» **EXERCISE GOAL**: Gather all lines from the material that contain "this".

» **RECORDS FOR PROCESSING**:
——
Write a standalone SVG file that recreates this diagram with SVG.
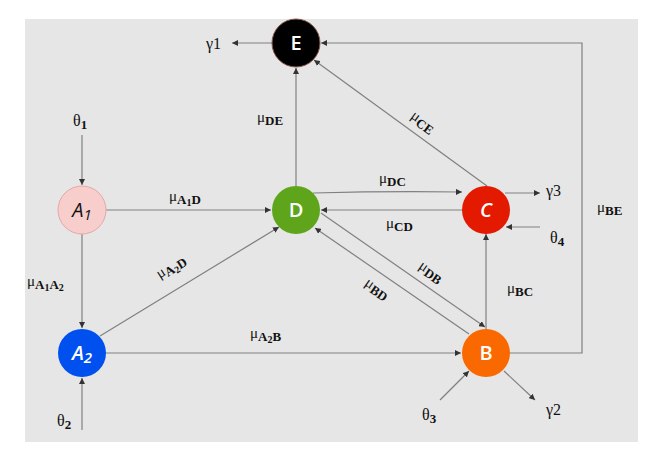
——
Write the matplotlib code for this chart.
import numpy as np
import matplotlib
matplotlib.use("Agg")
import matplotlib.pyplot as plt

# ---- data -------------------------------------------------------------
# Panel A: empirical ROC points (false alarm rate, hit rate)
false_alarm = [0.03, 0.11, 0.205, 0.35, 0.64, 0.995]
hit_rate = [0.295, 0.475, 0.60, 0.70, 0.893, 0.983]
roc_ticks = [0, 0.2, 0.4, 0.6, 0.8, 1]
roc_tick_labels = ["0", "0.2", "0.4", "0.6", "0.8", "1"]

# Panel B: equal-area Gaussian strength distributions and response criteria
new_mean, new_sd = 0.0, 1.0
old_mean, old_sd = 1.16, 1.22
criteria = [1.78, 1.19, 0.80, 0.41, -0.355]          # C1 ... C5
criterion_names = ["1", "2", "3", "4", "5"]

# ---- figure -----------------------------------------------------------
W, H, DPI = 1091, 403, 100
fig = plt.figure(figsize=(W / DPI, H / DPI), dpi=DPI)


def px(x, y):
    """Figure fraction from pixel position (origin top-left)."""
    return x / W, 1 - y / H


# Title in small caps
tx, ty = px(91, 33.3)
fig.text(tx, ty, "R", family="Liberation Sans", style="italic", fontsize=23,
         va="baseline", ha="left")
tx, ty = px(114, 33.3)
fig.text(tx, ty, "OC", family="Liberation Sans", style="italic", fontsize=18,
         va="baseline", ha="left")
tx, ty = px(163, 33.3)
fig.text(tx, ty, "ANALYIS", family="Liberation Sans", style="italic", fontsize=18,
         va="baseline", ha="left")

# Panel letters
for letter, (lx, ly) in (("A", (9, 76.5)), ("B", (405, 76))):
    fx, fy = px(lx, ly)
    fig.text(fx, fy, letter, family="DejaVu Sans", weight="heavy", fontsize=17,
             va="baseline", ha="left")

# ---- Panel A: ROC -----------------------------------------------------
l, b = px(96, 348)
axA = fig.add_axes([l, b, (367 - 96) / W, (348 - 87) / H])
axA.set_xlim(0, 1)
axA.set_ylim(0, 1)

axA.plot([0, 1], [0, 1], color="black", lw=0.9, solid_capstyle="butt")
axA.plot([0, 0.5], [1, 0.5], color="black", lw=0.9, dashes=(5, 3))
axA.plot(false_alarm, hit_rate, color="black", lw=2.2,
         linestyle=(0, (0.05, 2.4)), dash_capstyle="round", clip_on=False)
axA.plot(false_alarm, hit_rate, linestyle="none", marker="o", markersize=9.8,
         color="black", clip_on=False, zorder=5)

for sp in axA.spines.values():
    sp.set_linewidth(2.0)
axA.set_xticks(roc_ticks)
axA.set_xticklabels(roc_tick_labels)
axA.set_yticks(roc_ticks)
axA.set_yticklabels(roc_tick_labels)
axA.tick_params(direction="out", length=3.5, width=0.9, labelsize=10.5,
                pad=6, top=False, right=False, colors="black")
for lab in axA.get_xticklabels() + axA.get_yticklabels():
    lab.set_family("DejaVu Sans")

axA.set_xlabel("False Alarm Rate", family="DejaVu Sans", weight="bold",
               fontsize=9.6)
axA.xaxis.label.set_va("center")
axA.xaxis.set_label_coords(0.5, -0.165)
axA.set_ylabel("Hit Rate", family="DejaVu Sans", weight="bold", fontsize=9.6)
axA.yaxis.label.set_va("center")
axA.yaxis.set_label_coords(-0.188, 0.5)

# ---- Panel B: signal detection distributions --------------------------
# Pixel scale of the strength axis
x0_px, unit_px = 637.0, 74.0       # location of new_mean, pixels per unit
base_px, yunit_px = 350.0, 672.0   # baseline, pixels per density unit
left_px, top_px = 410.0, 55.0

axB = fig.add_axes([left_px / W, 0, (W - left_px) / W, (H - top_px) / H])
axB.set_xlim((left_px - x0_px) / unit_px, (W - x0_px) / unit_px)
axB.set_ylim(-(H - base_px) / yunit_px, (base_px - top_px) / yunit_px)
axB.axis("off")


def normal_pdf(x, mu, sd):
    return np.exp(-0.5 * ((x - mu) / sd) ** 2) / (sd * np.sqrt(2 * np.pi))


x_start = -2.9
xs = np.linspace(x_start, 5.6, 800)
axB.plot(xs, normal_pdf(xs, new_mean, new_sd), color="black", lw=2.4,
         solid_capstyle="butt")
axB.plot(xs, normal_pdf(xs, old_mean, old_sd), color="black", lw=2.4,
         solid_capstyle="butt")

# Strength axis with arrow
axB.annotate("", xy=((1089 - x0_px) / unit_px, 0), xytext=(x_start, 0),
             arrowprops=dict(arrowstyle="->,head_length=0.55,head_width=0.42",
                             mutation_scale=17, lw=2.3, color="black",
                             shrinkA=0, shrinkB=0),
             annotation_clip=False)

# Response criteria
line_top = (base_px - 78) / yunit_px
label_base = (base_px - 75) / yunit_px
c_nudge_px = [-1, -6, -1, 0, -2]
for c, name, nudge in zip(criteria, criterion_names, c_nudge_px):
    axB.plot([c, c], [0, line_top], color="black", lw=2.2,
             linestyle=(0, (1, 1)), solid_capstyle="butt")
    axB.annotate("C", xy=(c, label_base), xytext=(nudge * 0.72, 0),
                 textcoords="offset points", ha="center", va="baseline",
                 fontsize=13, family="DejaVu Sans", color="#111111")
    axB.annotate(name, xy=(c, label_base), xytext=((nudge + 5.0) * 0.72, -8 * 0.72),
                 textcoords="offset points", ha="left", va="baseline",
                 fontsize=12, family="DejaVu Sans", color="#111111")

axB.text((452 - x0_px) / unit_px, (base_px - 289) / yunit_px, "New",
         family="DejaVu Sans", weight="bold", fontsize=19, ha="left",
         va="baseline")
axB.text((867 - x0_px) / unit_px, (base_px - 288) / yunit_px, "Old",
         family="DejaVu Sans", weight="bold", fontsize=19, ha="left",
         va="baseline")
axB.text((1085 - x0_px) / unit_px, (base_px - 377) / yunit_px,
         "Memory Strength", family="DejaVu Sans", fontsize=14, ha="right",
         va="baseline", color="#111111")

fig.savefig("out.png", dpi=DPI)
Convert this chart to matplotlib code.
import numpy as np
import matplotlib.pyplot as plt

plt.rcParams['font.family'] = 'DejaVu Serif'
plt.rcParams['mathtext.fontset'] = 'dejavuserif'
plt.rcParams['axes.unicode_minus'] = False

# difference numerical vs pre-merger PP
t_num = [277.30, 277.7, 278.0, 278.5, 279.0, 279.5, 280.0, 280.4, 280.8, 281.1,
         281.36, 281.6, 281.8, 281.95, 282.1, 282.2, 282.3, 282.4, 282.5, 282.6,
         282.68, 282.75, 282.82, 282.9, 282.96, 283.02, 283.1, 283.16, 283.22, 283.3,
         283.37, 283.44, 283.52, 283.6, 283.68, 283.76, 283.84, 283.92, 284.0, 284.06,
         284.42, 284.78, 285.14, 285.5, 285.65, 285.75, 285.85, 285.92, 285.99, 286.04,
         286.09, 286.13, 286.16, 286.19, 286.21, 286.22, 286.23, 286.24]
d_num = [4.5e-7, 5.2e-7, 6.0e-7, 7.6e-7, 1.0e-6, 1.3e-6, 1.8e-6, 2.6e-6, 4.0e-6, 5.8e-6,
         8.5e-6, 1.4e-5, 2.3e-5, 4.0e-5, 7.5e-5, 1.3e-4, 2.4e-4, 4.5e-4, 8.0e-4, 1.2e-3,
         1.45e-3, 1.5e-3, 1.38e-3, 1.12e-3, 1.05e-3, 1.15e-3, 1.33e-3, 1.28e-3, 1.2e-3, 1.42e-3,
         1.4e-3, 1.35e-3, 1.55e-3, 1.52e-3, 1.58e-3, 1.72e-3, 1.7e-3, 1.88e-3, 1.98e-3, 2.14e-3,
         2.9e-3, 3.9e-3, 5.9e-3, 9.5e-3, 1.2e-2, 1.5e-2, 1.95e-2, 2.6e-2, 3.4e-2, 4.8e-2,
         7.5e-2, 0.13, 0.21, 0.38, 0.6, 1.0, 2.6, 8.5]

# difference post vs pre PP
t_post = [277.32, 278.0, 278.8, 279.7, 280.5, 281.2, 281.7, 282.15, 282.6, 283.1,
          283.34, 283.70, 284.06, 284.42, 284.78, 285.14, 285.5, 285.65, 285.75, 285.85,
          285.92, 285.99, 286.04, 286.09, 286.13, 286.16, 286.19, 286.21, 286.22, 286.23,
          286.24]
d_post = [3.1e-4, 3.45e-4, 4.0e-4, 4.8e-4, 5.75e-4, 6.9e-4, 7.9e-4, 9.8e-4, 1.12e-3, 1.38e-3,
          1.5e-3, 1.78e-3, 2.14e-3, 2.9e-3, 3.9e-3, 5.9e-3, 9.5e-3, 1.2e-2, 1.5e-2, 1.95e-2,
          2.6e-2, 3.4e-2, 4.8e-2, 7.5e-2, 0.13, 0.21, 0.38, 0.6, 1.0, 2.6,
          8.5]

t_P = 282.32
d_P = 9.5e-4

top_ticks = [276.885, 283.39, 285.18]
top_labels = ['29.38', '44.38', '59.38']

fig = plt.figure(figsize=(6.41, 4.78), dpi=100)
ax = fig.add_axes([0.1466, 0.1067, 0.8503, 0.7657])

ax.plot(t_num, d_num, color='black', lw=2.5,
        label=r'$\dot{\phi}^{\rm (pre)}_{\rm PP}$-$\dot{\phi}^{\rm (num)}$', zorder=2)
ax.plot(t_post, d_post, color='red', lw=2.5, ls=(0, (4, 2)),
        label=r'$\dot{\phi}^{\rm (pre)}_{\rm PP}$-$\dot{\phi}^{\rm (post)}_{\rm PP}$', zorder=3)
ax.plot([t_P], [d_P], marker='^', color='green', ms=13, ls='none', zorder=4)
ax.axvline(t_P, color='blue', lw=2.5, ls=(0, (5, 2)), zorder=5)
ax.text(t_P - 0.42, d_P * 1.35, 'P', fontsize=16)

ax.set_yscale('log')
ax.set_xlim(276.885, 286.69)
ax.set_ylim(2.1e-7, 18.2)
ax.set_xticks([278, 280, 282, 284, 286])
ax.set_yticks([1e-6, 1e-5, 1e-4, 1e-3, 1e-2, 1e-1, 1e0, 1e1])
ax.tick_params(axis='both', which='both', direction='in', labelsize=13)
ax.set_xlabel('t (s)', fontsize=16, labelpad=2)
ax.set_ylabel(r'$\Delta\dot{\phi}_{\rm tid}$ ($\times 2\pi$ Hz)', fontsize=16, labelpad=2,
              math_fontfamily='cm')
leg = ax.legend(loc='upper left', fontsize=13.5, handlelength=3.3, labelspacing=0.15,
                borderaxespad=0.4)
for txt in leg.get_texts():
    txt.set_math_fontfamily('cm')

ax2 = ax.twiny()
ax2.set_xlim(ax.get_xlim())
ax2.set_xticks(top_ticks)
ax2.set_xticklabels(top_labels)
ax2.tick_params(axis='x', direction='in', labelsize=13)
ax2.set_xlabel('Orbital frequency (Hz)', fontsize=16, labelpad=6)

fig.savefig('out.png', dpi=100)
——
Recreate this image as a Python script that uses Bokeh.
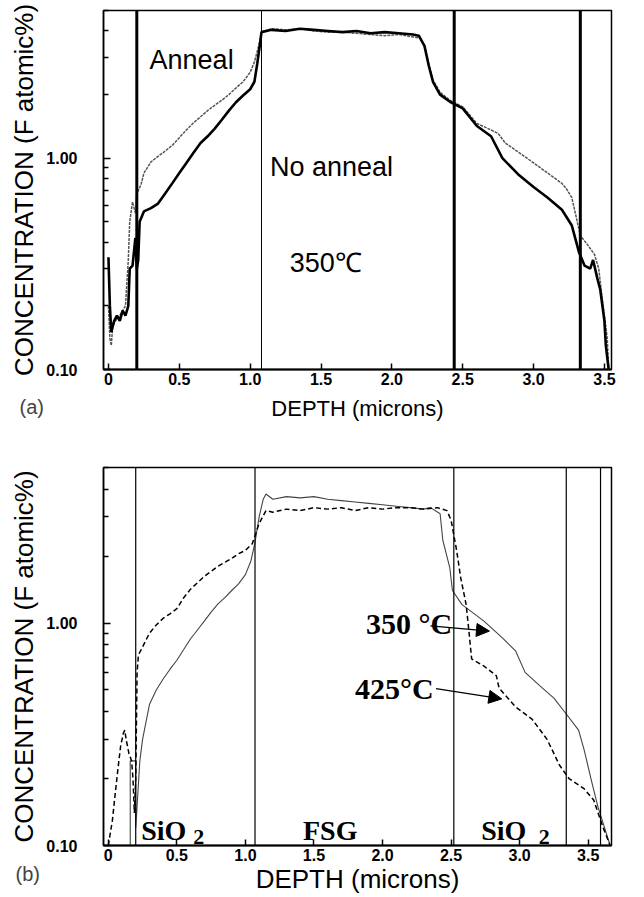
——
» **THE ANSWER**:
Write a standalone SVG file that recreates this diagram with SVG.
Write the matplotlib code for this chart.
Convert this chart to matplotlib code.
Recreate this image as a Python script that uses Bokeh.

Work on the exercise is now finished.